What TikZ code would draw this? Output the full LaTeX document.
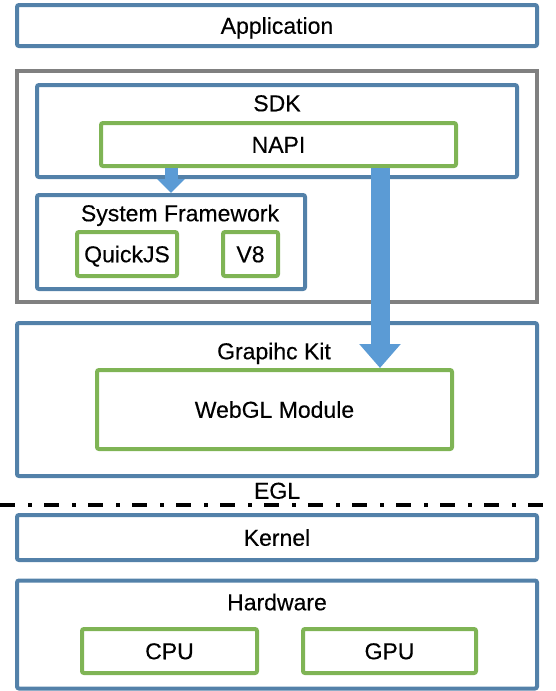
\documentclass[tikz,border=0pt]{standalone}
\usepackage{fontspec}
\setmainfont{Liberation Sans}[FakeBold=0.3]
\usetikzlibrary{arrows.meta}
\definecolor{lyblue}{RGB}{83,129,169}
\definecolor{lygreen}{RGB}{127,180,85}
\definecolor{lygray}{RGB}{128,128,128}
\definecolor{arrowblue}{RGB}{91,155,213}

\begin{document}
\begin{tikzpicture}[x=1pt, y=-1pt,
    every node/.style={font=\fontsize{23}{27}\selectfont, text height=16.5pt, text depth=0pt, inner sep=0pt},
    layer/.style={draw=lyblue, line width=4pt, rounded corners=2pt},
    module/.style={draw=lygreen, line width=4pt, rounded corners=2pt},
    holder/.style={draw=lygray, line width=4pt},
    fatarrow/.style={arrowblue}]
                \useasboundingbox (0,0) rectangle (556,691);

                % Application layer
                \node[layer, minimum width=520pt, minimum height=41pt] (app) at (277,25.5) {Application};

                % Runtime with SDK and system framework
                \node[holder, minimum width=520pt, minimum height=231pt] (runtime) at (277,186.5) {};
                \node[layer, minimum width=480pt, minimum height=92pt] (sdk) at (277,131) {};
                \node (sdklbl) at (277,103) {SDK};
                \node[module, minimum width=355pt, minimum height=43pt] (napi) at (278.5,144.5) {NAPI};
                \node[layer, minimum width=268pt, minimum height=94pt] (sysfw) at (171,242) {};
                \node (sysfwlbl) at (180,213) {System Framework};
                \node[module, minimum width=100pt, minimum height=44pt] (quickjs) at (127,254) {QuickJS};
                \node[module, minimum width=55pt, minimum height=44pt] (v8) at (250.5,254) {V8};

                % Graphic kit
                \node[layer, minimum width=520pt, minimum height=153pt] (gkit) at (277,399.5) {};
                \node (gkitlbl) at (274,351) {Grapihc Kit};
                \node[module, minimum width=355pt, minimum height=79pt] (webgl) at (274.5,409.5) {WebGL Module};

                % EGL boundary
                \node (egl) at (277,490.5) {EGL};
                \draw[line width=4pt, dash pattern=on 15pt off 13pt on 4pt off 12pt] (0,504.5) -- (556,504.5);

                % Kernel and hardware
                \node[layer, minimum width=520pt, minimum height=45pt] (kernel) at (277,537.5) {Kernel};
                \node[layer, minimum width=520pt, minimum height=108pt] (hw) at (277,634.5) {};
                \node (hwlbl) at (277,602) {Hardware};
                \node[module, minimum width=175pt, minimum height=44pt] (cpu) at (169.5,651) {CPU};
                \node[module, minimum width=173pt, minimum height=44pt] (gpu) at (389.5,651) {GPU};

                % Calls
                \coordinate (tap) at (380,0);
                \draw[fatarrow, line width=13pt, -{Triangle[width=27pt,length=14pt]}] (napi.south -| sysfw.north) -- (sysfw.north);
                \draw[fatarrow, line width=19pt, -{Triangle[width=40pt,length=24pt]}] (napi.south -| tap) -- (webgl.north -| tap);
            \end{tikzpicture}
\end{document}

+--

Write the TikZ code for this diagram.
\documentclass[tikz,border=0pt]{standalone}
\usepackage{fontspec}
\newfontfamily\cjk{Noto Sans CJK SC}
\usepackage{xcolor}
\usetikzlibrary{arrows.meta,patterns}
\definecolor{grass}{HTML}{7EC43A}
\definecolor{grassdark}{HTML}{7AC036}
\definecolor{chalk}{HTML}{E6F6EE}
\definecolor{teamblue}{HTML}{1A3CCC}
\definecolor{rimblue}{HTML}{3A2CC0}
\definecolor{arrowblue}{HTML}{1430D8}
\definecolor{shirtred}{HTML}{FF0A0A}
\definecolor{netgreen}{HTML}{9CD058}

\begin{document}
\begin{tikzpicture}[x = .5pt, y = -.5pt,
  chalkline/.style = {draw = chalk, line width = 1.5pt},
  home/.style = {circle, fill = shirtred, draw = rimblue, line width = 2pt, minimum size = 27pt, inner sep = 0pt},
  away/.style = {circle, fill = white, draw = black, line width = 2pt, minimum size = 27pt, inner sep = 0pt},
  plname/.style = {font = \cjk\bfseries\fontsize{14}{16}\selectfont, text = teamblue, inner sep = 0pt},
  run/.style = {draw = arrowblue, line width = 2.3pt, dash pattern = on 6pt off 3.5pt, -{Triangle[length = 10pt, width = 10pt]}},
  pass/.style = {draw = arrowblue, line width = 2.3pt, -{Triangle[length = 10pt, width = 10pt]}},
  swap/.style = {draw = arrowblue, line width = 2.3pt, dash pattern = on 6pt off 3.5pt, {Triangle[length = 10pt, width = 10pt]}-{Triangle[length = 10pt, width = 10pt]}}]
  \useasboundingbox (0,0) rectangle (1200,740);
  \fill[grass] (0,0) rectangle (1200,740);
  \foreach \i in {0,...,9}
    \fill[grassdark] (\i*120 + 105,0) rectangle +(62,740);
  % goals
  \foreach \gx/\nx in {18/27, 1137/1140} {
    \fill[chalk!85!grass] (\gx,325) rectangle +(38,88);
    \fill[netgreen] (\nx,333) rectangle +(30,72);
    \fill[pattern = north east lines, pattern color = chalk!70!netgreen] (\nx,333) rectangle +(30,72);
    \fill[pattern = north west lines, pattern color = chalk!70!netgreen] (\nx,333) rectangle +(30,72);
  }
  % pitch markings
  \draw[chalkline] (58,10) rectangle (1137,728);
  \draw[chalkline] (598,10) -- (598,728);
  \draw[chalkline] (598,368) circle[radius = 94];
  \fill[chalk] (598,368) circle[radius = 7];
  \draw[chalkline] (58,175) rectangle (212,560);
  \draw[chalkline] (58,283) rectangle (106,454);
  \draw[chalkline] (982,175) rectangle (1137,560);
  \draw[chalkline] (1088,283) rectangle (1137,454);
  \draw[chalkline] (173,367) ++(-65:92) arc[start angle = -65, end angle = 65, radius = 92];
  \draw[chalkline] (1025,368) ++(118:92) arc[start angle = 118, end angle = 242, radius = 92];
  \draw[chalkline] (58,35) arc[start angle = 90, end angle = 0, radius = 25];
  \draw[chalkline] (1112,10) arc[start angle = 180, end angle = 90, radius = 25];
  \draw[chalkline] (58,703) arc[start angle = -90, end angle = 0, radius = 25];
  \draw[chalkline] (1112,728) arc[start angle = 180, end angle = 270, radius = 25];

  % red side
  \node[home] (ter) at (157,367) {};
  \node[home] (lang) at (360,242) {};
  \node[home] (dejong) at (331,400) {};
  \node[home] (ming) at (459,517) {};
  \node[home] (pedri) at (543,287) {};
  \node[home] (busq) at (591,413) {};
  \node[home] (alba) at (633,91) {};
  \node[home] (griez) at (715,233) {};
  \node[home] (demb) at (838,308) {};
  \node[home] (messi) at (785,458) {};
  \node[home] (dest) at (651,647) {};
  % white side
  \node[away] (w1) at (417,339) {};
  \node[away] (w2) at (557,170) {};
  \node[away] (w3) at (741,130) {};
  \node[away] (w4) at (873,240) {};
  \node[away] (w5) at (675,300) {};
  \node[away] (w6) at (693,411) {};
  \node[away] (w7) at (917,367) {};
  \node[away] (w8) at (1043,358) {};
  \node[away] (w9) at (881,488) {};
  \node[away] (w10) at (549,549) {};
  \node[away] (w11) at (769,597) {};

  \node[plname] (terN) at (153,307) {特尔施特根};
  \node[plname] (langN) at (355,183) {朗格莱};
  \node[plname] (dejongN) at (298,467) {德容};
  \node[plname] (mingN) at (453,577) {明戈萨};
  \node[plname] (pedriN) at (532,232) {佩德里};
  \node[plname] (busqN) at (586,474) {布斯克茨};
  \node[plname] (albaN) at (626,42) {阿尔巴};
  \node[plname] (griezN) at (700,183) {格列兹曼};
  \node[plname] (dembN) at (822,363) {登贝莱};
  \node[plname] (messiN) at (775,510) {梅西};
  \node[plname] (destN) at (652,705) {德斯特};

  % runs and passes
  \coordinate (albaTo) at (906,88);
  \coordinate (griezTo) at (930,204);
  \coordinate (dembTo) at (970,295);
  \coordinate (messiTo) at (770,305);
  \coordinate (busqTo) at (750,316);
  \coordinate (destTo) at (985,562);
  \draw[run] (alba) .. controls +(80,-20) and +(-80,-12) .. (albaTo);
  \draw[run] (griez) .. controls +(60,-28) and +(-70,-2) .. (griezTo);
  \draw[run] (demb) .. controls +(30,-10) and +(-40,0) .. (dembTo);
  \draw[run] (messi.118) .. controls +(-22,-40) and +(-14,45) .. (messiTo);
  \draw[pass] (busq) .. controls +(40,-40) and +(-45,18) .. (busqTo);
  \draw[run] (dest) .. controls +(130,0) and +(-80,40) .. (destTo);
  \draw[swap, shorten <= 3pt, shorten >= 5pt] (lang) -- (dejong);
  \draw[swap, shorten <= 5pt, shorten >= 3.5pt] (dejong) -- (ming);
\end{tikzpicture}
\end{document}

+--

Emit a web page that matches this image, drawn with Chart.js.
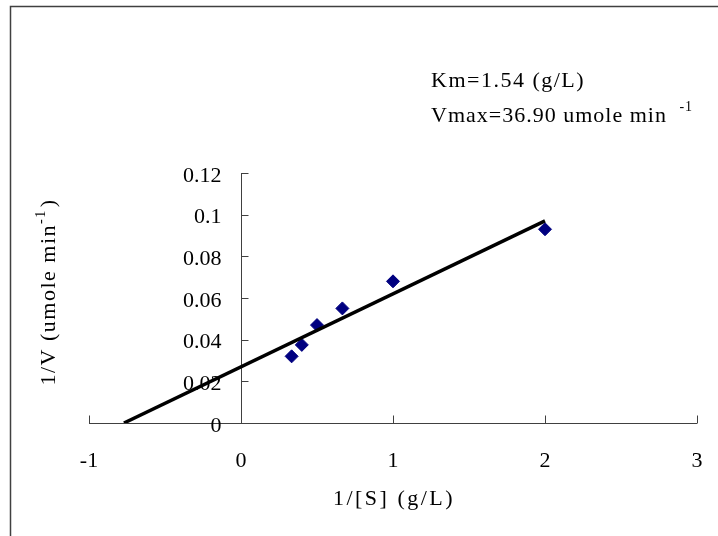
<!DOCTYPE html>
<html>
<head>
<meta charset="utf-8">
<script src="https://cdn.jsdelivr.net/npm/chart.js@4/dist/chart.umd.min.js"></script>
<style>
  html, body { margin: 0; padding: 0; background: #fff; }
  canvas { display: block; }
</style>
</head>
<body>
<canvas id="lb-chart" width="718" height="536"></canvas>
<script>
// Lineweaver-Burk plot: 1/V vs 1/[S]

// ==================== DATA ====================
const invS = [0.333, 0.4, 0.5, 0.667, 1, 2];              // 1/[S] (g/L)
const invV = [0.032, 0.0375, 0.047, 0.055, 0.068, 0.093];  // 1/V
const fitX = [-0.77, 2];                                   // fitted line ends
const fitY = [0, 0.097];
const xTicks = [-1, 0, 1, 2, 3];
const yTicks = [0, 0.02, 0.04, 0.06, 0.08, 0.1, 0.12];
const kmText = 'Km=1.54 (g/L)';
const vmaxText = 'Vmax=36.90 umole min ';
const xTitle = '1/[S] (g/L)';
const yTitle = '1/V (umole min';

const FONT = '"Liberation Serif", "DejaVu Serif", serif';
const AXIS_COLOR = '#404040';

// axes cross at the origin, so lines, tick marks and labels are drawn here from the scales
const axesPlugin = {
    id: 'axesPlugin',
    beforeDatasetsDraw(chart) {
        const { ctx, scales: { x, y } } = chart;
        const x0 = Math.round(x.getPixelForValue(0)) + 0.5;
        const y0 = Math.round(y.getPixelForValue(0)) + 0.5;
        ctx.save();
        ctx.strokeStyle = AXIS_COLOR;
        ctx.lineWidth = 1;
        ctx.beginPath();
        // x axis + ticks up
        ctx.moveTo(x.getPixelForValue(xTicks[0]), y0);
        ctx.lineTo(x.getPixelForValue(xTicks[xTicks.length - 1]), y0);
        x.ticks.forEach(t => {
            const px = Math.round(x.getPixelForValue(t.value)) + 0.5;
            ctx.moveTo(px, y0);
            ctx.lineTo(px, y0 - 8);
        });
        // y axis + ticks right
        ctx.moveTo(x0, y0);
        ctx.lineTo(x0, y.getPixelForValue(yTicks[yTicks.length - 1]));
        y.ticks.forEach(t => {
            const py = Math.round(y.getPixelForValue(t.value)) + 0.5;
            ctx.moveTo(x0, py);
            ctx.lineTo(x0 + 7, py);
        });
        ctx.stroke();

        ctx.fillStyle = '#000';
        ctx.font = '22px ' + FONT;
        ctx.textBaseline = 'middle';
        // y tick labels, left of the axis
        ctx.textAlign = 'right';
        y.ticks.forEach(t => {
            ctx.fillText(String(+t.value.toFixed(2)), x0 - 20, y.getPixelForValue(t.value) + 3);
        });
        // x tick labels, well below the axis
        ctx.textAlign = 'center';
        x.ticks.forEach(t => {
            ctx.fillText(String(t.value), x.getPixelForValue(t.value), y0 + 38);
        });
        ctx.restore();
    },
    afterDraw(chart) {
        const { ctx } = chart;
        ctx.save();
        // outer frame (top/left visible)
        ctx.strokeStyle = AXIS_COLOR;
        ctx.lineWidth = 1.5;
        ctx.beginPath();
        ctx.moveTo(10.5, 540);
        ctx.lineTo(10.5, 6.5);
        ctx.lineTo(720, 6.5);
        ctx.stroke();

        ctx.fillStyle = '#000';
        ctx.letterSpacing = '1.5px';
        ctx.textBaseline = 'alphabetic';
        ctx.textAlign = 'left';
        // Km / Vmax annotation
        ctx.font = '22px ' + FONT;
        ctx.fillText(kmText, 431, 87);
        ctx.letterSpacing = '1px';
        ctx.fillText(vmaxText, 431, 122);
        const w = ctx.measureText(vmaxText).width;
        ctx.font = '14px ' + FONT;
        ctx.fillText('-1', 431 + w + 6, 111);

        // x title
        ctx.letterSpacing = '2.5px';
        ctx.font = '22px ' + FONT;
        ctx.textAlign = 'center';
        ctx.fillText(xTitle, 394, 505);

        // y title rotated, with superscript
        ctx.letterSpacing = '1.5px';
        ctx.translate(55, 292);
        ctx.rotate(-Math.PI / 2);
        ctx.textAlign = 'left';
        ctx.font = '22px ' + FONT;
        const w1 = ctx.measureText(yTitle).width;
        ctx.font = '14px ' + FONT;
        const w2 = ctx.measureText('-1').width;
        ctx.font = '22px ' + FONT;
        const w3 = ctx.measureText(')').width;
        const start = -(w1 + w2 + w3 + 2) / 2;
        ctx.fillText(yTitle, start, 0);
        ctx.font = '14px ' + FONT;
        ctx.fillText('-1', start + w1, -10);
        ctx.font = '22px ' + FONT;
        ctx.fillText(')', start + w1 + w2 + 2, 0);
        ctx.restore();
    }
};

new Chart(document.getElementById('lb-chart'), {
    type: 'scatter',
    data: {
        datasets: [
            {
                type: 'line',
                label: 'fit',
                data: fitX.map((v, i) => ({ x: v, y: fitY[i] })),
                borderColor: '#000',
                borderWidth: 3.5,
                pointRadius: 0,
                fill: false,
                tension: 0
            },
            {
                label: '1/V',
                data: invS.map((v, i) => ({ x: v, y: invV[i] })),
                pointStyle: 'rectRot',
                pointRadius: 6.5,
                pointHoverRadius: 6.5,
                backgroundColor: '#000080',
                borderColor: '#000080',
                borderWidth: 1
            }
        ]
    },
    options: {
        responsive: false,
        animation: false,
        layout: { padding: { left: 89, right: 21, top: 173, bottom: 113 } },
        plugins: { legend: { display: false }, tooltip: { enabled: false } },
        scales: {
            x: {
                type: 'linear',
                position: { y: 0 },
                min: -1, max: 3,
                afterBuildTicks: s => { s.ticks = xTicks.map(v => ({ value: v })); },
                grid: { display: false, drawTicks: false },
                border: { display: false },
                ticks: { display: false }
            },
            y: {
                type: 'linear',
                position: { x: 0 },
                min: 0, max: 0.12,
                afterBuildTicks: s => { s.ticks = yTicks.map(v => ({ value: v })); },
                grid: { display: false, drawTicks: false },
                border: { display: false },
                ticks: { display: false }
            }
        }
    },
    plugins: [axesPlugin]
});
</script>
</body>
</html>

+--

● **Request**
Copy exactly the stretch of lines from the one containing "Emit a web page" through the one containing "const AXIS_COLOR = '#404040';", both included. Leave out any pictures.

● **Solution for this task**
Emit a web page that matches this image, drawn with Chart.js.
<!DOCTYPE html>
<html>
<head>
<meta charset="utf-8">
<script src="https://cdn.jsdelivr.net/npm/chart.js@4/dist/chart.umd.min.js"></script>
<style>
  html, body { margin: 0; padding: 0; background: #fff; }
  canvas { display: block; }
</style>
</head>
<body>
<canvas id="lb-chart" width="718" height="536"></canvas>
<script>
// Lineweaver-Burk plot: 1/V vs 1/[S]

// ==================== DATA ====================
const invS = [0.333, 0.4, 0.5, 0.667, 1, 2];              // 1/[S] (g/L)
const invV = [0.032, 0.0375, 0.047, 0.055, 0.068, 0.093];  // 1/V
const fitX = [-0.77, 2];                                   // fitted line ends
const fitY = [0, 0.097];
const xTicks = [-1, 0, 1, 2, 3];
const yTicks = [0, 0.02, 0.04, 0.06, 0.08, 0.1, 0.12];
const kmText = 'Km=1.54 (g/L)';
const vmaxText = 'Vmax=36.90 umole min ';
const xTitle = '1/[S] (g/L)';
const yTitle = '1/V (umole min';

const FONT = '"Liberation Serif", "DejaVu Serif", serif';
const AXIS_COLOR = '#404040';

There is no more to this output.